México el 14 de febrero amanece con un cielo claro y una luz particularmente dulce. El Zócalo, portaaviones de múltiples ocurrencias y sucesos, sostiene hoy un escenario lo suficientemente grande como para impedir ver la esplendorosa fachada de la catedral. Pantallas gigantes reproducen la imagen de una muchacha que se desgañita al compás de una
all-girl-rock-band. Por supuesto, el gobierno de la ciudad ha organizado para festejar el día un “evento” que lleva el tan conmovedor como original nombre de Bésame mucho. Algunas parejas de adolescentes –todavía pocas- ensayan para el gran momento. El portaaviones, interperrito, sigue su navegación ondeando débilmente su banderota.


La casa de los Condes de Calimaya es una de las piezas maestras de la arquitectura de la Gran Tenochtitlán. El ídolo que sostiene, a manera de guardacantón, su esquina, no parece desgastarse con la ríspida y centenaria fricción de las muchedumbres que por ahí circulan. Cristina Faesler, la directora del Museo de la Ciudad que allí se aloja, habla de los cinco centímetros que salvaron la piedra del reciente embate de una retroexcavadora en imprudente reversa. Los dos patios son magníficos y están, actualmente, echados a perder por unas ambiciosas lonas que intentan convertir esos espacios en lo que no son: lugar de reuniones más o menos multitudinarias. Un señor que ya no está, decía que un patio no lo era de veras si en él no caía el agua de la lluvia. Además, la luz mortecina lograda con la ingenieril estramancia le quita todo brillo y contraste a las nobles arcadas de los corredores y envuelve a la arquitectura en un ambiente entre burocrático y carcelario. No le hace: los 16 cañones que ostentan las fachadas en lo alto, y que escupen el agua de las azoteas a manera de gárgolas, pregonan la estirpe guerrera de los de la casa. Pero muy urgente parece regresarle a esos patios magníficos su verde condición de santuario de plantas y de pájaros. Muy ufana, y a justo título, la directora hace la tournée de los grandes cuartos vacíos, recuperados de malhadados pegotes y coloretes. Volvieron también las puertas de los balcones, increíblemente arrumbadas a la intemperie en ignotas bodegas, para ser sustituidas en una torpe “restauración” por viles tambores de triplay. Grandes proyectos, bullen las ideas: el museo se recupera y se mueve. El cuarto que servía de estudio al gran Clausell –con su estupendo collage de visiones y apuntes- sigue siendo tan alucinante como siempre.
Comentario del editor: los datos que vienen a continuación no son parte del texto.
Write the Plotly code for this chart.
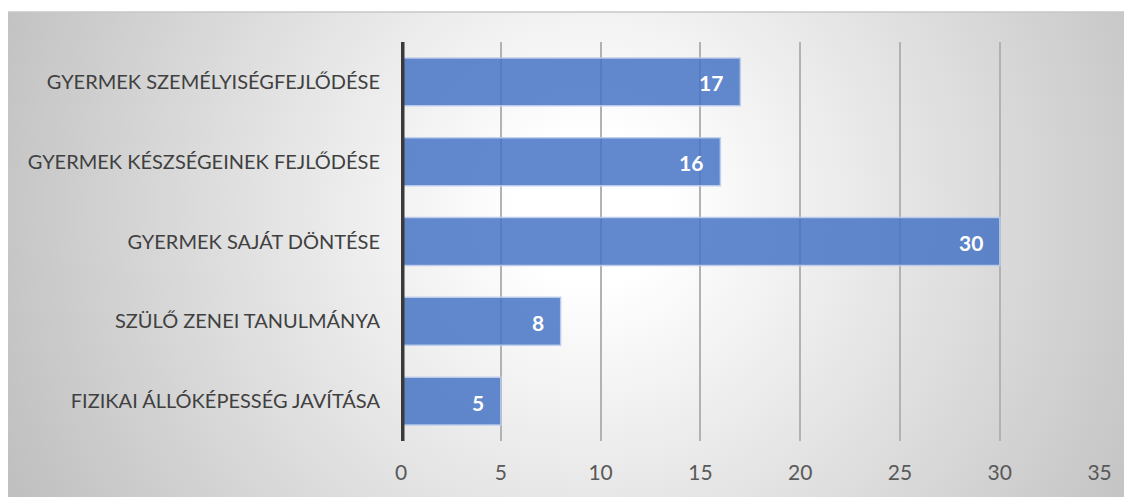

Tres planos. Luis Barragán en contexto. Llegó a su fin la exposición que en el Museo de la Ciudad de México llevó tal título. Cuidadosa, refrescante, aleccionadora: una mirada distinta sobre la obra y la figura del arquitecto jalisciense. Una nueva generación que emprende con decisión su propia lectura, su particular toma de distancias y admiraciones. En su modestia y su rigor amable, la muestra propone más cosas y descubrimientos que las acartonadas y faramallosas producciones extranjeras “científicas” que sobre el mismo personaje de repente se han visto pasar. Daniel Garza-Usabiaga, curador del esfuerzo, realizó un brillante y discreto trabajo. Recorriendo con detenimiento las piezas mostradas aparecen tres grandes planos: muestran otras tantas versiones del proyecto para la glorieta que ocupa el cruce de Las Torres y la Calzada de la Victoria en el fraccionamiento de Jardines del Bosque de Guadalajara. O sean, las actuales avenidas de Lázaro Cárdenas y Mariano Otero, o sea la sufrida glorieta del mercado de abastos que ahora sostiene cuatro arcotes de Sebastián. El trazo de los dibujos, lo peculiar de sus composiciones, la letra que las rotula, son tan inconfundibles como las iniciales que los firman: YPL. Deben datar de 1956 y traen consigo el vano esfuerzo por salvar todo lo posible del bosque de Santa Eduviges, los trasuntos de los mediodías infantiles recogiendo las amarillas copitas de los gigantes junto al parque del Palo caído, las fugitivas siluetas de Tata y Adolfo que guardan, a la distancia, los breves tesoros recogidos por los niños de entonces en una cajita de cerillos. Y el olor.

No porque esté perdiendo/ quiere decir que estoy perdido/ ni quiere decir que me detengo/ o que estoy en una cruz: Coldplay. Enzo Nuvolari, el gran piloto italiano, explicaba así las razones de sus triunfos: “Allí donde los demás frenan, yo acelero.”